Em algumas mesas, por outro lado, a situação é diferente.  Os quitutes recém-saídos da panela carregam, no cheiro e no sabor, os toques do carinho com que foram preparados. Segundo a pedagoga Kátia Arôxa, dona do tempero que atrai a família inteira, essa tradição de reunir todos à mesa segue firme desde sua infância. “Antes nós nos reuníamos na casa da minha avó e depois na casa da minha mãe, mas quando ela morreu, a família toda passou a vir para cá. Aqui, todo mundo já sabe que tem sempre um bolo ou um café”, conta. Para ela, a dedicação à cozinha é uma forma de demonstrar amor a quem saboreia seus pratos.

Segundo o antropólogo Artur Peregrino, a reunião para compartilhar o momento da refeição significa, também, resgatar os valores do contato social entre familiares e amigos. “Quando você quebra a dimensão da mesa, você quebra o convívio entre as pessoas e essa interação através do diálogo entre os familiares”, explica.

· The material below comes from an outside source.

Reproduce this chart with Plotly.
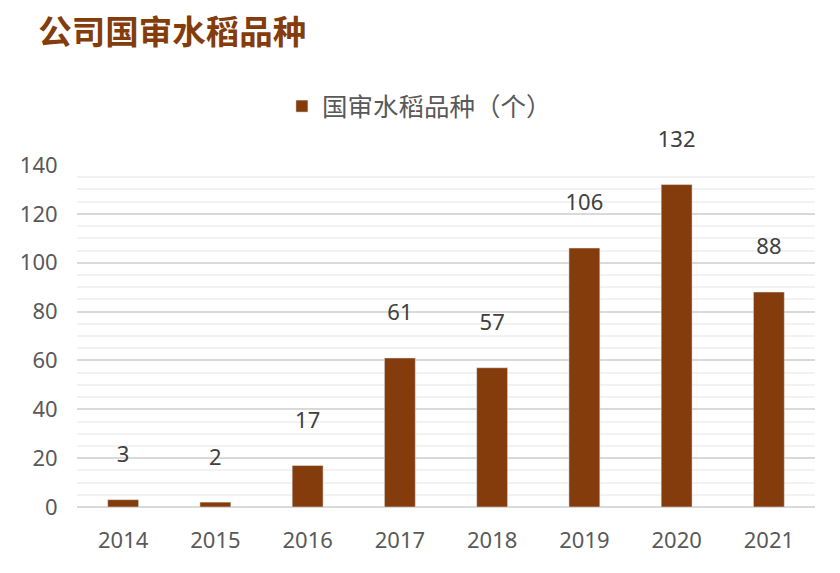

No caso da estudante de Engenharia Ambiental Beatriz Santiago, a mesa está na casa dos pais, no município de Ipojuca, e nas feiras de comida vegetariana que costuma frequentar. Há pouco mais de seis meses sem carne e derivados de animais no cardápio, ela acredita que sua escolha alimentar não é um empecilho para vivenciar momentos especiais ao lado de quem ela gosta. “Eu sou a única vegana da minha família, mas quando estou em casa, sempre me reúno com os meus pais para comermos”, conta. Quando está longe dos pais, os momentos de partilha de alimentos acontecem entre amigos. “Procuro produtos mais naturais, preparados sem conservantes. Tenho amigas que estão buscando a mesma coisa e aproveitamos para procurar opções juntas”, conta a estudante.